AB üye ülkeleri, son yıllarda toplamda 1000 kilometreden uzun sınır duvarı veya dikenli telden çitler inşa ettiler.
Her geçen gün daha fazla duvar inşasına sahne oluyor. 1990'larda inşa edilen sadece iki duvar vardı, 2017'de bu sayı 15'e yükseldi. İspanya, Yunanistan, Macaristan, Bulgaristan, Avusturya, Slovenya, Slovakya, Letonya, Estonya, Norveç, Litvanya ve Polonya, son yıllarda ülke sınırlarındaki yeni duvarlarını tamamladı.

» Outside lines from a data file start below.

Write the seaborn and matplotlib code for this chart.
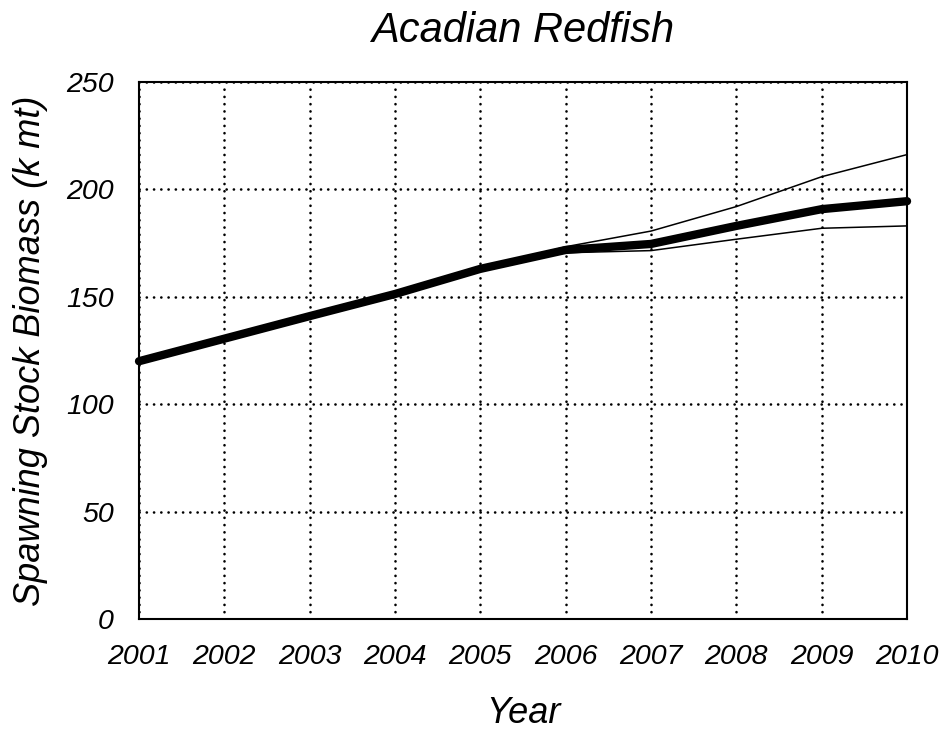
import matplotlib
matplotlib.use("Agg")
import matplotlib.pyplot as plt
import seaborn as sns
import pandas as pd

# Spawning stock biomass projections (thousand metric tons)
years = [2001, 2002, 2003, 2004, 2005, 2006, 2007, 2008, 2009, 2010]
ssb_median = [120.0, 130.5, 141.0, 151.3, 163.0, 171.8, 174.6, 183.0, 190.8, 194.5]
proj_years = [2005, 2006, 2007, 2008, 2009, 2010]
ssb_upper = [163.0, 173.3, 180.6, 192.0, 205.9, 216.2]
ssb_lower = [163.0, 170.5, 171.5, 176.8, 181.9, 183.0]
y_ticks = [0, 50, 100, 150, 200, 250]

sns.set_theme(style="white")
plt.rcParams["font.family"] = ["Liberation Sans", "DejaVu Sans"]

fig = plt.figure(figsize=(9.47, 7.34), dpi=100)
ax = fig.add_axes([0.1468, 0.1567, 0.811, 0.7316])

median_df = pd.DataFrame({"year": years, "ssb": ssb_median})
band_df = pd.DataFrame({"year": proj_years, "upper": ssb_upper, "lower": ssb_lower})

sns.lineplot(data=band_df, x="year", y="upper", ax=ax, color="black", lw=1.1, zorder=3)
sns.lineplot(data=band_df, x="year", y="lower", ax=ax, color="black", lw=1.1, zorder=3)
sns.lineplot(data=median_df, x="year", y="ssb", ax=ax, color="black", lw=6,
             solid_capstyle="round", zorder=4, clip_on=False)

ax.set_xlim(years[0], years[-1])
ax.set_ylim(0, 250)
ax.set_xticks(years)
ax.set_yticks(y_ticks)
ax.set_xticklabels([str(y) for y in years])
ax.set_yticklabels([str(t) for t in y_ticks])

# dotted grid: small round dots
ax.grid(True, color="black", linestyle=(0, (0.05, 2.7)), linewidth=1.9,
        dash_capstyle="round")
ax.set_axisbelow(True)

for s in ax.spines.values():
    s.set_visible(True)
    s.set_color("black")
    s.set_linewidth(1.5)

ax.tick_params(axis="both", which="major", direction="out", color="black",
               width=1.5, labelsize=20.5, labelcolor="black")
ax.tick_params(axis="x", length=4, pad=14)
ax.tick_params(axis="y", length=7, pad=11)
for lab in ax.get_xticklabels() + ax.get_yticklabels():
    lab.set_fontstyle("italic")

ax.set_xlabel("Year", fontsize=26, fontstyle="italic", labelpad=19, color="black")
ax.set_ylabel("Spawning Stock Biomass (k mt)", fontsize=26, fontstyle="italic",
              labelpad=13, color="black")
ax.set_title("Acadian Redfish", fontsize=30, fontstyle="italic", pad=29, color="black")

fig.savefig("out.png", dpi=100)
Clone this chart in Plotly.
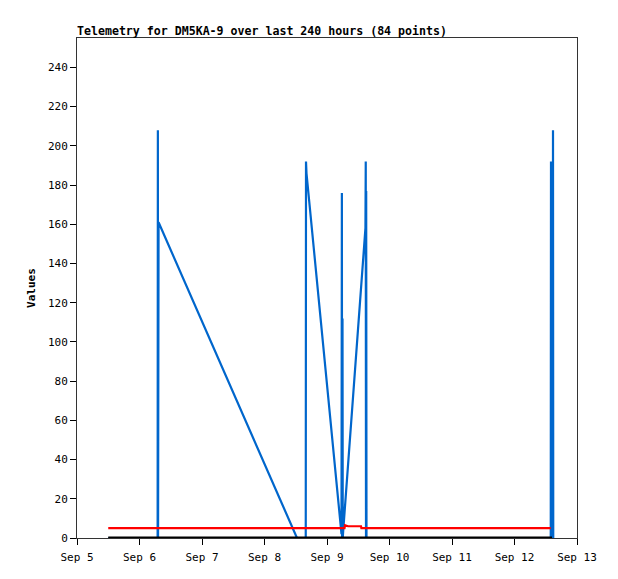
import plotly.graph_objects as go
import pandas as pd

BASE = pd.Timestamp("2023-09-01")

# Time as fractional day-of-month (September)
blue_days = [5.50, 6.290, 6.294, 6.297, 6.300, 6.305, 8.520, 8.660, 8.664, 8.672,
             9.232, 9.238, 9.241, 9.248, 9.252, 9.260, 9.615, 9.620, 9.624, 9.627,
             9.632, 12.580, 12.584, 12.590, 12.612, 12.616, 12.620]
blue_vals = [0, 0, 208, 0, 80, 161, 0, 0, 192, 186,
             2, 176, 0, 112, 0, 4, 158, 192, 0, 177,
             0, 0, 192, 0, 0, 208, 0]

red_days = [5.50, 9.280, 9.288, 9.336, 9.544, 9.550, 12.580]
red_vals = [5, 5, 6.5, 6, 6, 5, 5]

black_days = [5.50, 12.60]
black_vals = [0, 0]

x_ticks = [5, 6, 7, 8, 9, 10, 11, 12, 13]
y_ticks = list(range(0, 241, 20))


def to_time(days):
    return [BASE + pd.Timedelta(days=d - 1) for d in days]


fig = go.Figure()
fig.add_trace(go.Scatter(x=to_time(blue_days), y=blue_vals, mode="lines",
                         line=dict(color="#0066cc", width=2.2), showlegend=False))
fig.add_trace(go.Scatter(x=to_time(red_days), y=red_vals, mode="lines",
                         line=dict(color="#ff0000", width=2.2), showlegend=False))
fig.add_trace(go.Scatter(x=to_time(black_days), y=black_vals, mode="lines",
                         line=dict(color="#000000", width=3), showlegend=False))

font = "DejaVu Sans Mono, monospace"
fig.update_layout(
    width=618, height=579,
    margin=dict(l=69, r=49, t=30, b=49),
    paper_bgcolor="white", plot_bgcolor="white",
    font=dict(family=font, size=11, color="black"),
    title=dict(text="<b>Telemetry for DM5KA-9 over last 240 hours (84 points)</b>",
               x=69 / 618, xanchor="left", y=1 - 23 / 579, yanchor="middle",
               font=dict(family=font, size=11.6, color="black")),
    xaxis=dict(type="date", range=[to_time([5])[0], to_time([13])[0]],
               tickvals=to_time(x_ticks), ticktext=[f"Sep {d}" for d in x_ticks],
               showgrid=False, zeroline=False, showline=True, linecolor="#333333",
               linewidth=1, mirror=True, ticks="outside", ticklen=6, tickcolor="black",
               ticklabelstandoff=3,
               tickfont=dict(family=font, size=11)),
    yaxis=dict(range=[0, 255], tickvals=y_ticks, showgrid=False, zeroline=False,
               showline=True, linecolor="#333333", linewidth=1, mirror=True,
               ticks="outside", ticklen=6, tickcolor="black",
               title=dict(text="<b>Values</b>", standoff=10,
                          font=dict(family=font, size=11)),
               tickfont=dict(family=font, size=11)),
)

fig.write_html("out.html")
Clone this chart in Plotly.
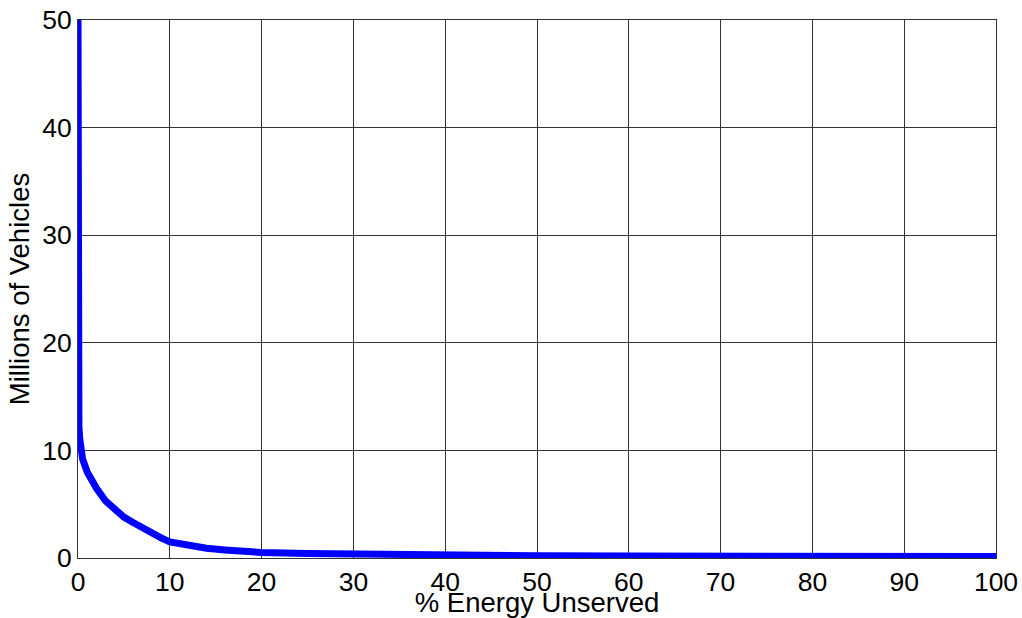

Fransa, Slovenya ve Avusturya, 2015'ten bu yana diğer AB ülkeleriyle ortak sınırlarının bir kısmına sınır duvarları inşa ettiler.
Letonya, Litvanya ve Polonya, başta Irak'tan olmak üzere rekor sayıda göçmenin sınırlarından geçişini durdurmak için Belarus ile sınırlarına hızla duvar örüyor ve asker konuşlandırıyor.
Bu ülkeler Belarus Cumhurbaşkanı Alexander Lukaşenko'yu, hileli kabul edilen geçen yılki tartışmalı seçimlerin ardından AB'nin uyguladığı yaptırımlara karşı, bir ‘hibrid (melez) savaş' biçimi olarak göçmen geçişlerini planlamakla suçluyorlar.
Lukaşenko, geçen ay düzenlediği basın toplantısında Belarus'un göçmen krizi yaratmaya çalışarak Avrupa'ya şantaj yapma peşinde olduğunu yalanladı; ancak dış baskıya tepki verdiğini söyledi.
Belarus Cumhurbaşkanı Minsk'teki Bağımsızlık Sarayı'nda gazetecilere verdiği demeçte, "Yasadışı göçle kimseye şantaj yapmıyoruz. Kimseyi tehdit etmiyoruz. Ama bizi öyle bir duruma soktunuz ki tepki vermek zorunda kalıyoruz. Biz de tepki gösteriyoruz” dedi.
Ancak endişeli AB siyasetçilerinin ve ulusal liderlerin dikkatini çeken yalnızca göçmenlerin AB düşmanları tarafından silah olarak kullanılması veya Afganistan'da yaşanan kargaşa değil. Yakın zamanda yapılan bir dizi araştırma, Avrupa'nın gelecek yıllarda çok daha büyük göç sorunlarıyla karşılaşacağını gösteriyor.
Viyana Uluslararası Ekonomik Araştırmalar Enstitüsü'nden araştırmacılar, bu yılın başlarında yayınladıkları bir çalışmada, 2030'a kadar AB'nin komşu bölgelerindeki iklim değişikliği, çatışma ve siyasi işlevsizliğin yanısıra Afrika'daki büyük nüfus artışının, kaçınılmaz olarak AB'ye göç etmeye çalışan kişi sayısında önemli bir yükselişe yol açacağı konusunda uyardılar.